At the dawn of modern landscape painting, Giorgione’s The Tempest from about 1504-8 centres on an approaching storm. The sky is filled with inky dark clouds, and there’s a bolt of lightning in the distance. The figures here imply an underlying narrative, but today that can only be speculated.

The founding fathers of landscape painting in the Northern Renaissance weren’t to be outdone by the south: Aelbert Cuyp’s Thunderstorm over Dordrecht from about 1645 is amazingly effective and accurate, considering it was painted more than two centuries before anyone saw high-speed photographic images of lightning.

Still attributed to Poussin’s pupil and brother-in-law Gaspard Dughet, this Landscape with Lightning from 1667-69 lacks the subtlety and finesse of the master himself, but shows a bolt of lightning striking ground and setting a fire in the countryside. In the foreground, a couple flee from among trees being shattered by the strong gusts brought by the storm.

Francisque Millet was a seventeenth-century Flemish landscape artist who followed in Poussin’s manner, but painted views less idealised and closer to topographical reality. His Mountain Landscape with Lightning from about 1675 shows a violent but localised storm far away from his native Low Countries, and closer to the Alps, which he may well have crossed when he travelled to Italy.

Eugène Delacroix painted this dramatic watercolour of a Horse Frightened by Lightning in 1825-29. The heavy clouds have made it almost as dark as night, and the contortion of his rearing stallion enhances the effect.
For realist painters of the middle and late nineteenth century, awe and impact were to be achieved by less romantic and more objective accounts.

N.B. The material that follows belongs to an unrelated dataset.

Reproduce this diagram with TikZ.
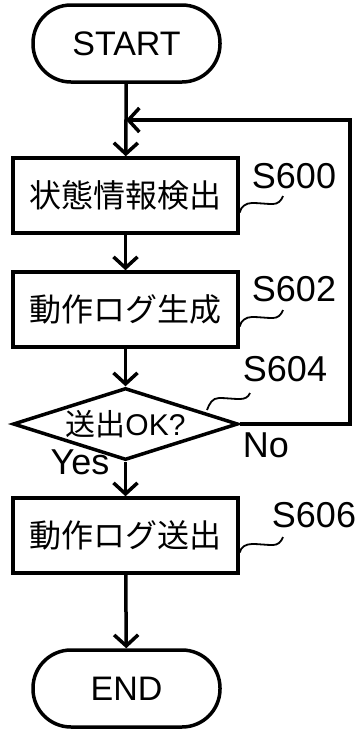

Dry prairies can catch alight when struck by lightning, as in this scene painted by Charles Deas in his Prairie on Fire from 1847. A bolt of lightning at the far right tells us how the prairie came to be aflame. From this low viewpoint, the fire itself is unimpressive, but is close behind these three people riding two horses in their flight.
Perhaps the safest place to be during a thunderstorm is indoors, where you can stand and marvel at the sight outdoors.

In painting six from Louis Janmot’s Poem of the Soul, Fatherly Roof, his subject’s family are at home during a thunderstorm, shown by the flashes of lightning at the window. Grandmother reads a psalm to calm the spirit, while the mother and another young woman sit and sew. Father (a self-portrait at the age of thirty) looks on with concern. An even older woman, perhaps the great-grandmother, sits in the shadows near the window.